[start]

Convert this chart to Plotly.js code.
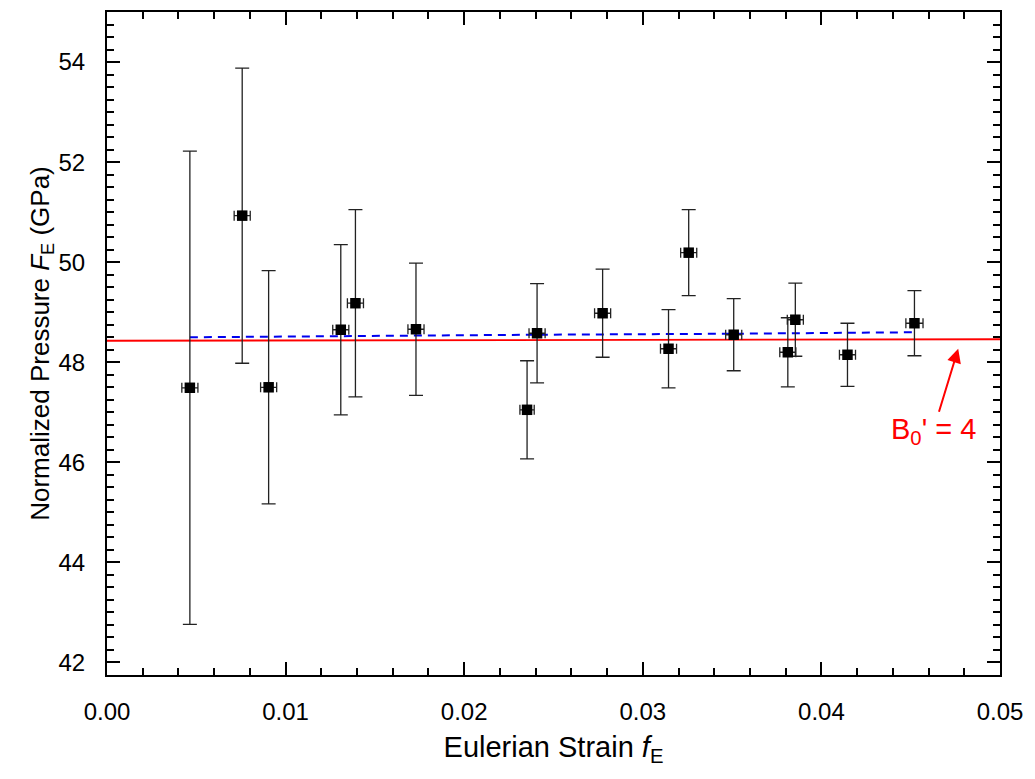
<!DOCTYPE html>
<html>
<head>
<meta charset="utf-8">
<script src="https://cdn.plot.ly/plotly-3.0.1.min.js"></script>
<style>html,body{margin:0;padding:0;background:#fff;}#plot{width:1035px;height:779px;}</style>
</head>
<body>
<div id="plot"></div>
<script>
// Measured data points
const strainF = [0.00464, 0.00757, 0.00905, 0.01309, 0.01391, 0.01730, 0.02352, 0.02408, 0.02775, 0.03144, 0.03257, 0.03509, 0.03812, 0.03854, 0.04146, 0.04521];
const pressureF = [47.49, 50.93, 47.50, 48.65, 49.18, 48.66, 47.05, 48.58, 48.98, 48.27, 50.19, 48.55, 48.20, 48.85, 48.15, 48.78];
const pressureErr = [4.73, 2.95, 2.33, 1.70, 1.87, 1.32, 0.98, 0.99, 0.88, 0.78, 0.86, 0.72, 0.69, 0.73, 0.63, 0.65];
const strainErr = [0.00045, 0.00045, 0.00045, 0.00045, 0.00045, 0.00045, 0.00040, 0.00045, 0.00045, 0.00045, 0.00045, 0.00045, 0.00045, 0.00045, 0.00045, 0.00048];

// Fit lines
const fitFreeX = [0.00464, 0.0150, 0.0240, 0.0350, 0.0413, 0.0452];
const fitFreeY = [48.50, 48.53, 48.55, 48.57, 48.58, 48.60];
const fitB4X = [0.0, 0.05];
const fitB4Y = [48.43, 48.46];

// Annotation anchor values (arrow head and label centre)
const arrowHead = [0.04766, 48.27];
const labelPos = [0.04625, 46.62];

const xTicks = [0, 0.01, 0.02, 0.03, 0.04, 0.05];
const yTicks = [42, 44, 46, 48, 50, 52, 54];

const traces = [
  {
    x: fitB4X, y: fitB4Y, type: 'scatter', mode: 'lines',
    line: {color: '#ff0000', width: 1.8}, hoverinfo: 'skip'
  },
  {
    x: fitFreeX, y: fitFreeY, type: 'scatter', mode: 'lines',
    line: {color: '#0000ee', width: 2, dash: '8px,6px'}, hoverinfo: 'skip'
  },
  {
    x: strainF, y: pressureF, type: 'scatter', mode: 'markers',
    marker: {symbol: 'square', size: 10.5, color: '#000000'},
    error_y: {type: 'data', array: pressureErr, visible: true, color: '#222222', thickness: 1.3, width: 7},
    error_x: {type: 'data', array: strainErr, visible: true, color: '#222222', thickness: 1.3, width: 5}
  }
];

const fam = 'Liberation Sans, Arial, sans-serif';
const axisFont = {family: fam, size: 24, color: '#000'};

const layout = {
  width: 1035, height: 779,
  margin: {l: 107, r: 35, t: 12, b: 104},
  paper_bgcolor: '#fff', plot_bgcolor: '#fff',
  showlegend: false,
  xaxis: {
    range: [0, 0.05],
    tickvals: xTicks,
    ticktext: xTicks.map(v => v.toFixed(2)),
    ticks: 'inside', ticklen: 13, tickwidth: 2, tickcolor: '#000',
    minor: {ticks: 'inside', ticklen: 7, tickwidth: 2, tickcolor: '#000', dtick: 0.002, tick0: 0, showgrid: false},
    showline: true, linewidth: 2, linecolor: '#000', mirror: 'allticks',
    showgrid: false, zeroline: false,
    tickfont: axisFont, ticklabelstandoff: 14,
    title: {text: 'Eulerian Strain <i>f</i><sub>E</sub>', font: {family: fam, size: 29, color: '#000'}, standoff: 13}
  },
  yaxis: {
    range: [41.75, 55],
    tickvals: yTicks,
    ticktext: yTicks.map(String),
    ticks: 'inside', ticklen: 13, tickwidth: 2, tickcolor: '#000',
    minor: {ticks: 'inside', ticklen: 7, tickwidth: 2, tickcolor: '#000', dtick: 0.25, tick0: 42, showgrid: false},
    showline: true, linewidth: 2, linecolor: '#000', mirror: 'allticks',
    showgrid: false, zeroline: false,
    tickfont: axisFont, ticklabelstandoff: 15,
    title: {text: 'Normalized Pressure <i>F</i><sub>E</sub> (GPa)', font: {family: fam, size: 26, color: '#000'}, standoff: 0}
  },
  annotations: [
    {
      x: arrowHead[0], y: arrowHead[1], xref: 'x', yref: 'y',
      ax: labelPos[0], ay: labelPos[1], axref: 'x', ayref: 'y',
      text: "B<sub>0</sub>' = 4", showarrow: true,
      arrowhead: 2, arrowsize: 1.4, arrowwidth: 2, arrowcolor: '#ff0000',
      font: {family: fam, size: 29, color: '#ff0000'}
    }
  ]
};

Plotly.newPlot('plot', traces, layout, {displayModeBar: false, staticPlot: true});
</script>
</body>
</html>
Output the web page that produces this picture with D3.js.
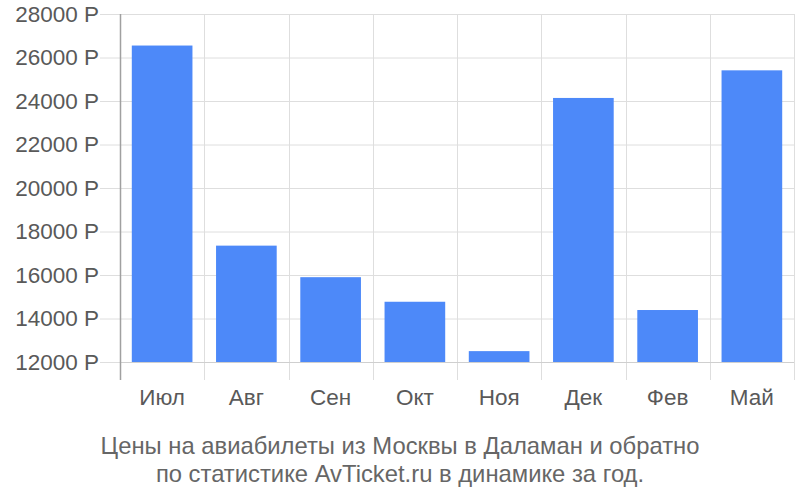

[end]

> **Instructions to follow**
Images must not appear in the copy; reproduce everything else in the records verbatim.

> **Reply**
Convert this chart to Plotly.js code.
<!DOCTYPE html>
<html>
<head>
<meta charset="utf-8">
<script src="https://cdn.plot.ly/plotly-3.0.1.min.js"></script>
<style>html,body{margin:0;padding:0;background:#fff;}#plot{width:1035px;height:779px;}</style>
</head>
<body>
<div id="plot"></div>
<script>
// Measured data points
const strainF = [0.00464, 0.00757, 0.00905, 0.01309, 0.01391, 0.01730, 0.02352, 0.02408, 0.02775, 0.03144, 0.03257, 0.03509, 0.03812, 0.03854, 0.04146, 0.04521];
const pressureF = [47.49, 50.93, 47.50, 48.65, 49.18, 48.66, 47.05, 48.58, 48.98, 48.27, 50.19, 48.55, 48.20, 48.85, 48.15, 48.78];
const pressureErr = [4.73, 2.95, 2.33, 1.70, 1.87, 1.32, 0.98, 0.99, 0.88, 0.78, 0.86, 0.72, 0.69, 0.73, 0.63, 0.65];
const strainErr = [0.00045, 0.00045, 0.00045, 0.00045, 0.00045, 0.00045, 0.00040, 0.00045, 0.00045, 0.00045, 0.00045, 0.00045, 0.00045, 0.00045, 0.00045, 0.00048];

// Fit lines
const fitFreeX = [0.00464, 0.0150, 0.0240, 0.0350, 0.0413, 0.0452];
const fitFreeY = [48.50, 48.53, 48.55, 48.57, 48.58, 48.60];
const fitB4X = [0.0, 0.05];
const fitB4Y = [48.43, 48.46];

// Annotation anchor values (arrow head and label centre)
const arrowHead = [0.04766, 48.27];
const labelPos = [0.04625, 46.62];

const xTicks = [0, 0.01, 0.02, 0.03, 0.04, 0.05];
const yTicks = [42, 44, 46, 48, 50, 52, 54];

const traces = [
  {
    x: fitB4X, y: fitB4Y, type: 'scatter', mode: 'lines',
    line: {color: '#ff0000', width: 1.8}, hoverinfo: 'skip'
  },
  {
    x: fitFreeX, y: fitFreeY, type: 'scatter', mode: 'lines',
    line: {color: '#0000ee', width: 2, dash: '8px,6px'}, hoverinfo: 'skip'
  },
  {
    x: strainF, y: pressureF, type: 'scatter', mode: 'markers',
    marker: {symbol: 'square', size: 10.5, color: '#000000'},
    error_y: {type: 'data', array: pressureErr, visible: true, color: '#222222', thickness: 1.3, width: 7},
    error_x: {type: 'data', array: strainErr, visible: true, color: '#222222', thickness: 1.3, width: 5}
  }
];

const fam = 'Liberation Sans, Arial, sans-serif';
const axisFont = {family: fam, size: 24, color: '#000'};

const layout = {
  width: 1035, height: 779,
  margin: {l: 107, r: 35, t: 12, b: 104},
  paper_bgcolor: '#fff', plot_bgcolor: '#fff',
  showlegend: false,
  xaxis: {
    range: [0, 0.05],
    tickvals: xTicks,
    ticktext: xTicks.map(v => v.toFixed(2)),
    ticks: 'inside', ticklen: 13, tickwidth: 2, tickcolor: '#000',
    minor: {ticks: 'inside', ticklen: 7, tickwidth: 2, tickcolor: '#000', dtick: 0.002, tick0: 0, showgrid: false},
    showline: true, linewidth: 2, linecolor: '#000', mirror: 'allticks',
    showgrid: false, zeroline: false,
    tickfont: axisFont, ticklabelstandoff: 14,
    title: {text: 'Eulerian Strain <i>f</i><sub>E</sub>', font: {family: fam, size: 29, color: '#000'}, standoff: 13}
  },
  yaxis: {
    range: [41.75, 55],
    tickvals: yTicks,
    ticktext: yTicks.map(String),
    ticks: 'inside', ticklen: 13, tickwidth: 2, tickcolor: '#000',
    minor: {ticks: 'inside', ticklen: 7, tickwidth: 2, tickcolor: '#000', dtick: 0.25, tick0: 42, showgrid: false},
    showline: true, linewidth: 2, linecolor: '#000', mirror: 'allticks',
    showgrid: false, zeroline: false,
    tickfont: axisFont, ticklabelstandoff: 15,
    title: {text: 'Normalized Pressure <i>F</i><sub>E</sub> (GPa)', font: {family: fam, size: 26, color: '#000'}, standoff: 0}
  },
  annotations: [
    {
      x: arrowHead[0], y: arrowHead[1], xref: 'x', yref: 'y',
      ax: labelPos[0], ay: labelPos[1], axref: 'x', ayref: 'y',
      text: "B<sub>0</sub>' = 4", showarrow: true,
      arrowhead: 2, arrowsize: 1.4, arrowwidth: 2, arrowcolor: '#ff0000',
      font: {family: fam, size: 29, color: '#ff0000'}
    }
  ]
};

Plotly.newPlot('plot', traces, layout, {displayModeBar: false, staticPlot: true});
</script>
</body>
</html>
Output the web page that produces this picture with D3.js.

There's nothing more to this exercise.